======== DATA

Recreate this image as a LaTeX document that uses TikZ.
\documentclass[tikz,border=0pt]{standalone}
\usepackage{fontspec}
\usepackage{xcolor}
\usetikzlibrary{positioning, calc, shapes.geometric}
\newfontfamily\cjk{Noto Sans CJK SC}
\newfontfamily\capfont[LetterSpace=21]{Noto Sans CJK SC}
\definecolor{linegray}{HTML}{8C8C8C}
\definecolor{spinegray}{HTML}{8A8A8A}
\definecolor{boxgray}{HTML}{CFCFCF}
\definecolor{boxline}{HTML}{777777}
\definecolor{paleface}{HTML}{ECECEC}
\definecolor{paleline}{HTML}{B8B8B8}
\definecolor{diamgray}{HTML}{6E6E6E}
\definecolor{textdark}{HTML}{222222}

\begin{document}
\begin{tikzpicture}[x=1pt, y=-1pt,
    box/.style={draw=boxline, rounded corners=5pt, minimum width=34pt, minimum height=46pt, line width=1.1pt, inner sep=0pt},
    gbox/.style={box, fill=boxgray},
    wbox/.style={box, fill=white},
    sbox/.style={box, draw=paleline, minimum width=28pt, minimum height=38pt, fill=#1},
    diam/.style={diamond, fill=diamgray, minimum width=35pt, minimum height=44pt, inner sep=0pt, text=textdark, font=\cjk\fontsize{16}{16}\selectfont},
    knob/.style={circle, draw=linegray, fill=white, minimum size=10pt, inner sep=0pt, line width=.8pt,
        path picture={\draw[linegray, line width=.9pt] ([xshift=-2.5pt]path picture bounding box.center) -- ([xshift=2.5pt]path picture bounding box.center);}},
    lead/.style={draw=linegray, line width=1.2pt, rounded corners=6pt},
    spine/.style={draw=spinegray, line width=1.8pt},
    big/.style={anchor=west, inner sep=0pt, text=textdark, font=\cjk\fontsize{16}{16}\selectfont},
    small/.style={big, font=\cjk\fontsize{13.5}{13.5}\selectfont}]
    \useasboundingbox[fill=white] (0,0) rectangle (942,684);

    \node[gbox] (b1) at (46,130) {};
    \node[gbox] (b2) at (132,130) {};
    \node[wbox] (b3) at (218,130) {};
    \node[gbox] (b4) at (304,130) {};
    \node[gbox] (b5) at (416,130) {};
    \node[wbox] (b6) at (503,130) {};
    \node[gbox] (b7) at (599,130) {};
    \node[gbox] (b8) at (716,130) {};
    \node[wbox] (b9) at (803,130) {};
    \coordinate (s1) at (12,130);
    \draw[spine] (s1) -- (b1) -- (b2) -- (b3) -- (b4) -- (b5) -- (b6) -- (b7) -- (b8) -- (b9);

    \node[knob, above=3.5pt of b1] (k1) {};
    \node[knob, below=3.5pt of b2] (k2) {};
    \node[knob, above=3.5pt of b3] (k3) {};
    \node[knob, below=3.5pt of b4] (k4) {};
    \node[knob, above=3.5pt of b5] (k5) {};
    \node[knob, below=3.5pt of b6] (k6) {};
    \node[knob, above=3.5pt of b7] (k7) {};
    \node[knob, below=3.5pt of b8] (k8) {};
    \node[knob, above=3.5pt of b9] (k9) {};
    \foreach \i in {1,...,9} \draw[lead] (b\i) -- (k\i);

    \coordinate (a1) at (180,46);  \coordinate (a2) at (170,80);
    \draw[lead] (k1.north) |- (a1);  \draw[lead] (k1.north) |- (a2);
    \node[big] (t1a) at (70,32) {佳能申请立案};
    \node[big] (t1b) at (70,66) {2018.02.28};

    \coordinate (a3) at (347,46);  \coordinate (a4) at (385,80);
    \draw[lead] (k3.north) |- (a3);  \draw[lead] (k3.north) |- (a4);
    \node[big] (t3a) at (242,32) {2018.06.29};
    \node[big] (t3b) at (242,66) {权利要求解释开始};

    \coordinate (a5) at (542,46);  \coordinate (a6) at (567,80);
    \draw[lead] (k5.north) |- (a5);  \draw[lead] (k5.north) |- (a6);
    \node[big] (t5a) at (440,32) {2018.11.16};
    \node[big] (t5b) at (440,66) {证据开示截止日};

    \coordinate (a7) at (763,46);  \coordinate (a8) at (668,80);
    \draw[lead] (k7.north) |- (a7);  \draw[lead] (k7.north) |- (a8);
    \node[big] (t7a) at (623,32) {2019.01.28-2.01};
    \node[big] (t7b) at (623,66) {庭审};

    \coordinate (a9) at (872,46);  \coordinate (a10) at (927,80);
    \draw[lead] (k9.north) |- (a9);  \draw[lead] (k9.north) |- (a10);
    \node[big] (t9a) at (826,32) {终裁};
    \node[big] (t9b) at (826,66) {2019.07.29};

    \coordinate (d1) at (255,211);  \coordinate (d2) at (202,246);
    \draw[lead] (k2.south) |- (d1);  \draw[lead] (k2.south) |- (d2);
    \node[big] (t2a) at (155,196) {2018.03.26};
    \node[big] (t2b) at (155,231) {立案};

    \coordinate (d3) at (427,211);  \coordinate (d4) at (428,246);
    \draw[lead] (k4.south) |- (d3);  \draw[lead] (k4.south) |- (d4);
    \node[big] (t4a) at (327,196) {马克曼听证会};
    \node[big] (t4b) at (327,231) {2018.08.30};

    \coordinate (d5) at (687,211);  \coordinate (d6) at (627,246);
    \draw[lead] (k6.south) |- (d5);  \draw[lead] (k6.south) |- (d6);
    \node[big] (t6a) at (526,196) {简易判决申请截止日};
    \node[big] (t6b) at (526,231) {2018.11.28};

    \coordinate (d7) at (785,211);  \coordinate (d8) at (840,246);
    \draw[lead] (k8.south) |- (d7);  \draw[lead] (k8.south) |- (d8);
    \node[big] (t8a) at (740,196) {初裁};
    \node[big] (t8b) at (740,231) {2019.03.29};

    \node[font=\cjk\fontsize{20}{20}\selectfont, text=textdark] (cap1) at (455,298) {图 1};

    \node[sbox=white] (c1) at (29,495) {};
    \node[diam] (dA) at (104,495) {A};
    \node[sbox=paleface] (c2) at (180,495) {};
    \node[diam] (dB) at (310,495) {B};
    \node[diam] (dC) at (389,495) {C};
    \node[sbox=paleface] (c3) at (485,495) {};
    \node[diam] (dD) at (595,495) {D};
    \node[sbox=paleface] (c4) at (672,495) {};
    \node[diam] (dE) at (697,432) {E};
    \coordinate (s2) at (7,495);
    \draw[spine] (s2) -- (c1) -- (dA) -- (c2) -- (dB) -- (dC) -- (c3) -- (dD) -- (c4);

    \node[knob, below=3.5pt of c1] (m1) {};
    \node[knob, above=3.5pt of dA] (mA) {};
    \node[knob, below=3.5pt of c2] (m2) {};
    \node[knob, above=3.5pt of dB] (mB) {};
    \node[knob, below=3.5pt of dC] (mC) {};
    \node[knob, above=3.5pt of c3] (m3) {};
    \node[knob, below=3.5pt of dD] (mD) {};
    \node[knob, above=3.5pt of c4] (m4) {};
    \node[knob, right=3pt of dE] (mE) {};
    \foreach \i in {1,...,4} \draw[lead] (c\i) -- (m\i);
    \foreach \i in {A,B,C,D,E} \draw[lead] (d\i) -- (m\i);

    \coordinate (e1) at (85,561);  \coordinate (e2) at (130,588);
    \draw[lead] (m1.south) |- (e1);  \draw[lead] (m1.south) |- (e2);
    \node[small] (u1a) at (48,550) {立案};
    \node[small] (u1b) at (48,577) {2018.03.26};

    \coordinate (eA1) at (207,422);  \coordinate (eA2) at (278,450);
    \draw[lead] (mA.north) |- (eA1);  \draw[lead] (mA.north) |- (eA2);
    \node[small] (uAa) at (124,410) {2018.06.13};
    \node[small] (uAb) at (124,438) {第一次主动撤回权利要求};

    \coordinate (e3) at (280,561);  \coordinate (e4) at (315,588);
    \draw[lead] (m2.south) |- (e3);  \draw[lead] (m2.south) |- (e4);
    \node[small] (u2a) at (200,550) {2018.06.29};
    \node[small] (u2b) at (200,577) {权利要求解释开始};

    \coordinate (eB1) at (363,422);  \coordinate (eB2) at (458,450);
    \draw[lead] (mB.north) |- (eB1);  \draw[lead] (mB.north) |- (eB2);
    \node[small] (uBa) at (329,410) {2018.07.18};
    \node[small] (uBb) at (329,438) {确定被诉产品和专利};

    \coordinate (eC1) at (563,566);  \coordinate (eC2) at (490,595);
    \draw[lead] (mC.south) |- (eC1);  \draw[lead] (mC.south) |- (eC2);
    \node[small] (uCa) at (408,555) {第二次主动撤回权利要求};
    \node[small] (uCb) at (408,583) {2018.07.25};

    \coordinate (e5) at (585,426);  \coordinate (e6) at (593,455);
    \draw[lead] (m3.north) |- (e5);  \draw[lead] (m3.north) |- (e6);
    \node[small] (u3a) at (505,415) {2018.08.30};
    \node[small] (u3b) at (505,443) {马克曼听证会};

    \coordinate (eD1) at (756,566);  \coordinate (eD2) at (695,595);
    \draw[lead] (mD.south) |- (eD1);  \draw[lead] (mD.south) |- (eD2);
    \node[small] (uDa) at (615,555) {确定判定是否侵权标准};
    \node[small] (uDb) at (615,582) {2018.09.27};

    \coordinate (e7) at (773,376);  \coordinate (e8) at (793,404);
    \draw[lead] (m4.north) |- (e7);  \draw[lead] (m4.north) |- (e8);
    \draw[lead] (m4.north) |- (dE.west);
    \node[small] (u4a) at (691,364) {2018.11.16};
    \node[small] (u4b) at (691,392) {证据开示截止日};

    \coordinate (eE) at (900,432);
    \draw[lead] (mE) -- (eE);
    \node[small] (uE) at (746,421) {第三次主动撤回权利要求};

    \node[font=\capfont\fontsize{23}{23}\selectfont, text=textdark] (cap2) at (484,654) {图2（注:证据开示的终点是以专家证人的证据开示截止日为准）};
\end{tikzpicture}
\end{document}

================
======== DATA

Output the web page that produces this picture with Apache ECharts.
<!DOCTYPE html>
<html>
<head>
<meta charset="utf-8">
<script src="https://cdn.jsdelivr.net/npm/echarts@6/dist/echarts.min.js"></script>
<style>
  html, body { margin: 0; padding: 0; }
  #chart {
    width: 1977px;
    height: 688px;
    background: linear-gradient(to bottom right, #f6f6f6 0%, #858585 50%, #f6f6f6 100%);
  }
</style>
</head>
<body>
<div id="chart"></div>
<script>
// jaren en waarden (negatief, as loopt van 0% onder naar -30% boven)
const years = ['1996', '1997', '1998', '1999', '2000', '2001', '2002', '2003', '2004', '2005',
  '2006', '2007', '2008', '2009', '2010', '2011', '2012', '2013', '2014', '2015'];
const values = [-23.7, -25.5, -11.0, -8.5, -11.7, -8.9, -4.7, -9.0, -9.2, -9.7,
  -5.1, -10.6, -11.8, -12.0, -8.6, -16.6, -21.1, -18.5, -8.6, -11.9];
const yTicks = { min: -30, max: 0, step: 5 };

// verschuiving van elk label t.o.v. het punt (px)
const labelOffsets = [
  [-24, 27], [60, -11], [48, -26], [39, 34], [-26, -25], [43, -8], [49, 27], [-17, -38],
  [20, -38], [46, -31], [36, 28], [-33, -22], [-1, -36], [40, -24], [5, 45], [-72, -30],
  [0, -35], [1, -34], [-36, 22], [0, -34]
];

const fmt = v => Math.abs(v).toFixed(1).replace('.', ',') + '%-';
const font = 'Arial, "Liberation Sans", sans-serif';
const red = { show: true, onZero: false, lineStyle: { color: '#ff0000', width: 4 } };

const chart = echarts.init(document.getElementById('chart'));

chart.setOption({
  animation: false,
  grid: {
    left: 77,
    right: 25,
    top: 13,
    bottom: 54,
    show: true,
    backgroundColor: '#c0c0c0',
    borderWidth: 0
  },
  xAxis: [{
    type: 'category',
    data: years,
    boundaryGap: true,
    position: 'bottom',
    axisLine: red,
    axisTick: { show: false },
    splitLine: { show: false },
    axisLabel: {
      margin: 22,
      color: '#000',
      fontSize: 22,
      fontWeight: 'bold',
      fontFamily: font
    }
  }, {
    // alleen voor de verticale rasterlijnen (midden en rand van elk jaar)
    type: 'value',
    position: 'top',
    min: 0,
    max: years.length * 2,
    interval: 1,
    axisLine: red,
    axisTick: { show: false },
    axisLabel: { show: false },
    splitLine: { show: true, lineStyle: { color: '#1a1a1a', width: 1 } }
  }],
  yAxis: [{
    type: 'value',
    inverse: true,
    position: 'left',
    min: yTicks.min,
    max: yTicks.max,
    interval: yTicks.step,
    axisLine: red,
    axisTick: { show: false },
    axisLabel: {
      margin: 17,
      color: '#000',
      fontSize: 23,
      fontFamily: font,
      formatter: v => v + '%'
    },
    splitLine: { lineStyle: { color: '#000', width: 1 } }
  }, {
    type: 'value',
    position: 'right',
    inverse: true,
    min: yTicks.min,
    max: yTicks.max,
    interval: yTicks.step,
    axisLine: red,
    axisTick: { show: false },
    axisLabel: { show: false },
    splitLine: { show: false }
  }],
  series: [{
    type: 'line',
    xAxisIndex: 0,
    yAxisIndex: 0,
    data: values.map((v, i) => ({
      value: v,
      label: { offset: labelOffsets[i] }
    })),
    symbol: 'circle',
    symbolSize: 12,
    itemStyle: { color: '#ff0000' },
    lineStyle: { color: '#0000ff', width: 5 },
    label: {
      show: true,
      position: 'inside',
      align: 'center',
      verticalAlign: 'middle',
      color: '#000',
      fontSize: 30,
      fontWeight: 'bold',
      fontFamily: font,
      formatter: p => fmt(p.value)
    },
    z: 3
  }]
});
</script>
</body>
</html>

================
======== DATA

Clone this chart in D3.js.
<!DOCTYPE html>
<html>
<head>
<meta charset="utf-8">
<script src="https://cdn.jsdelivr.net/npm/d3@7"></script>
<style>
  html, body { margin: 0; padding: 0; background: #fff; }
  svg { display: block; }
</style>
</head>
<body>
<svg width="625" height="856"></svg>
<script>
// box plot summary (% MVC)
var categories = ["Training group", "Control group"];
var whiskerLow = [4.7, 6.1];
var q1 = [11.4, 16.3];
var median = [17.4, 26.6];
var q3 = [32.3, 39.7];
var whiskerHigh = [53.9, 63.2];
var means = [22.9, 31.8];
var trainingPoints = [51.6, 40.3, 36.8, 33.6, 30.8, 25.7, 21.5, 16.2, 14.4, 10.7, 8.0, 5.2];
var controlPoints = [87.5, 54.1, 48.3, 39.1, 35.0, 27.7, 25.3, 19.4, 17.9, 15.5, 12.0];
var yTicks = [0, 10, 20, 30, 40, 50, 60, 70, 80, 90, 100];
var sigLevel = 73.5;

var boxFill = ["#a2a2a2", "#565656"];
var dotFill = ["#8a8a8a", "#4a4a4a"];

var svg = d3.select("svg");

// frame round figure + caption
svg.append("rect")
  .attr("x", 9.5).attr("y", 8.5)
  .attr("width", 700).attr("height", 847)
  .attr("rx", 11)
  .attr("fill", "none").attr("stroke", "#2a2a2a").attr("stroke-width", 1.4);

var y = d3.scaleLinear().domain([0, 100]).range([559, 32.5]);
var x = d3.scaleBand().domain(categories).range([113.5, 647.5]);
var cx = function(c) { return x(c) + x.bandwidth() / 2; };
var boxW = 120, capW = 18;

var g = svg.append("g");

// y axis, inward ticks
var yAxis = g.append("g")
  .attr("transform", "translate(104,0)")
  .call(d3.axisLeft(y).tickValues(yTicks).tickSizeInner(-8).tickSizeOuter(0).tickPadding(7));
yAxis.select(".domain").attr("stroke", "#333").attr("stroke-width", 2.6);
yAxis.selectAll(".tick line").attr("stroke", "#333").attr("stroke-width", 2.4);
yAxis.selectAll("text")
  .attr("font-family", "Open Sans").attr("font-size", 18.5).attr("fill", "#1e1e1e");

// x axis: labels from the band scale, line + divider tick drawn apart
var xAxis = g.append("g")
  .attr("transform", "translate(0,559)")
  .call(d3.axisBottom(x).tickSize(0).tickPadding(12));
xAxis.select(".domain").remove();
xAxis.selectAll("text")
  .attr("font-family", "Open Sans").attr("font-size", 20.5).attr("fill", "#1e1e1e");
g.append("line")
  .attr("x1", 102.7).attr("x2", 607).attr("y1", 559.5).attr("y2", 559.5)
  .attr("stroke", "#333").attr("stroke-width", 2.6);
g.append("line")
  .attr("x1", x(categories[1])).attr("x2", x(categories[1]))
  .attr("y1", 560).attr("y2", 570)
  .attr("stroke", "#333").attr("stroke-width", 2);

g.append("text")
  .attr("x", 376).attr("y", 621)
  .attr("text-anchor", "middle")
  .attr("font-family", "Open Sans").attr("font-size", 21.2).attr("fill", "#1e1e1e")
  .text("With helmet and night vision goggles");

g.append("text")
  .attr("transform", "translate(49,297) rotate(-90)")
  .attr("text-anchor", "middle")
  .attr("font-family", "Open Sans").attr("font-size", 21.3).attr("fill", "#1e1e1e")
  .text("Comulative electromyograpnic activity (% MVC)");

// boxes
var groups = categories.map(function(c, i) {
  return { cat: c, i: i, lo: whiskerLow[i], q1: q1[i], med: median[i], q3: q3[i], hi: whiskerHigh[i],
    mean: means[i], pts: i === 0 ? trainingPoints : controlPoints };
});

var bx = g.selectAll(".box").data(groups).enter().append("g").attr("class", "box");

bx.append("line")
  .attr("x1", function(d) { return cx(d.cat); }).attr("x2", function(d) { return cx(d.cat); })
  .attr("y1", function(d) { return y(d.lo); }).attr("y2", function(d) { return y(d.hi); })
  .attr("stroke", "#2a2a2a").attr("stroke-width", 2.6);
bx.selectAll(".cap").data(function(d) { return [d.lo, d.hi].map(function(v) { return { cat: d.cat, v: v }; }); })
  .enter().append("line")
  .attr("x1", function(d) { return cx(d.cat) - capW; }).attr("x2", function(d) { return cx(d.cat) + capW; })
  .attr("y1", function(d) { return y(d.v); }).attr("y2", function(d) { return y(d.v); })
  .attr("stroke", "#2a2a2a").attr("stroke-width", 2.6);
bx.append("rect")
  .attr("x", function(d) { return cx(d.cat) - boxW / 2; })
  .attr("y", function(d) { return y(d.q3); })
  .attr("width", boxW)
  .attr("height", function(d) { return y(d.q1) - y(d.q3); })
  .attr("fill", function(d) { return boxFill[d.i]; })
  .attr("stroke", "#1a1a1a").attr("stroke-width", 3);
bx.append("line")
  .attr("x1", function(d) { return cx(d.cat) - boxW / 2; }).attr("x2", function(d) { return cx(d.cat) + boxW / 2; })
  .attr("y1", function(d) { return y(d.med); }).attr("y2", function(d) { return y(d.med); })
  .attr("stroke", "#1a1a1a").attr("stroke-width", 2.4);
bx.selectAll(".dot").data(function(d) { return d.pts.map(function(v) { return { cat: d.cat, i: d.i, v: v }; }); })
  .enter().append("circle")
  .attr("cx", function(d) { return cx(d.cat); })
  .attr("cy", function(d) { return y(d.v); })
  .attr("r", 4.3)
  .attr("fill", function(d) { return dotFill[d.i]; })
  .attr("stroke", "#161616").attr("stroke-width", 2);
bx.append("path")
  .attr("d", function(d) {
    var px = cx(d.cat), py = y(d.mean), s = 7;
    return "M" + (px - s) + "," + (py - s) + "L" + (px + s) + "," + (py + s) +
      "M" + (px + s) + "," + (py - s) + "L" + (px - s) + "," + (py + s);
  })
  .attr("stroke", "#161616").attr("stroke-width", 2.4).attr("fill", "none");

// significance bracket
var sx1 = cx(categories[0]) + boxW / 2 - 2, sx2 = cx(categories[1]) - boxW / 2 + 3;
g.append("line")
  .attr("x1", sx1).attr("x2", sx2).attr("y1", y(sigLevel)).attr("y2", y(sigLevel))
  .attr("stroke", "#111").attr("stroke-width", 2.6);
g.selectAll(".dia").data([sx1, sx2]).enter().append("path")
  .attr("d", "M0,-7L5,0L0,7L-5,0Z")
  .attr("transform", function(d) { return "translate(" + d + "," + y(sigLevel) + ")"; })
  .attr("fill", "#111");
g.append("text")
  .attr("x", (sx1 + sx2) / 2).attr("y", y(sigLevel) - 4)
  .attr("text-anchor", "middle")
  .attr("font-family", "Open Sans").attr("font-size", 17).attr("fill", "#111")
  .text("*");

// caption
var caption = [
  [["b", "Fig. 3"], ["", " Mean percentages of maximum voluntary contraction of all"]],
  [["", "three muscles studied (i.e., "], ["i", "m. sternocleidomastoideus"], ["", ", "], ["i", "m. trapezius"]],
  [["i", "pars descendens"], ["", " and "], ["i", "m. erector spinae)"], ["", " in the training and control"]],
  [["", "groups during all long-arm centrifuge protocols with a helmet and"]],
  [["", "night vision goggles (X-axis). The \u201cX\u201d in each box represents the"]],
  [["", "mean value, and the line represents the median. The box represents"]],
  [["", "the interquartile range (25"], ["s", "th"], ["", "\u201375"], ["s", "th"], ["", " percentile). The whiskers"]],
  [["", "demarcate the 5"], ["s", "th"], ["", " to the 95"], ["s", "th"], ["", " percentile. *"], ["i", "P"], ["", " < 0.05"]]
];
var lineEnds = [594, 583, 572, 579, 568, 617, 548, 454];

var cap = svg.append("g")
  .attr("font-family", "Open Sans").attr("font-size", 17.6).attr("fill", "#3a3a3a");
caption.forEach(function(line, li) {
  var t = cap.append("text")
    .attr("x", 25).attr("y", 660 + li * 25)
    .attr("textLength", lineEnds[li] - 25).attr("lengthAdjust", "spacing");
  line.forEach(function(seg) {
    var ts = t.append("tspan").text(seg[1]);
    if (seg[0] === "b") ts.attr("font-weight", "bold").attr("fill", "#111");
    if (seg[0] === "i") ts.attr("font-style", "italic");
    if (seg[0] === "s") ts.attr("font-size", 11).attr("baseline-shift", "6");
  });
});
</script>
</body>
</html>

================

**WHAT THE TASK ASKS**
Reproduce every line of the listing above in which the string "this" appears.

**RESPONSE TO THE TASK**
Recreate this image as a LaTeX document that uses TikZ.
Output the web page that produces this picture with Apache ECharts.
Clone this chart in D3.js.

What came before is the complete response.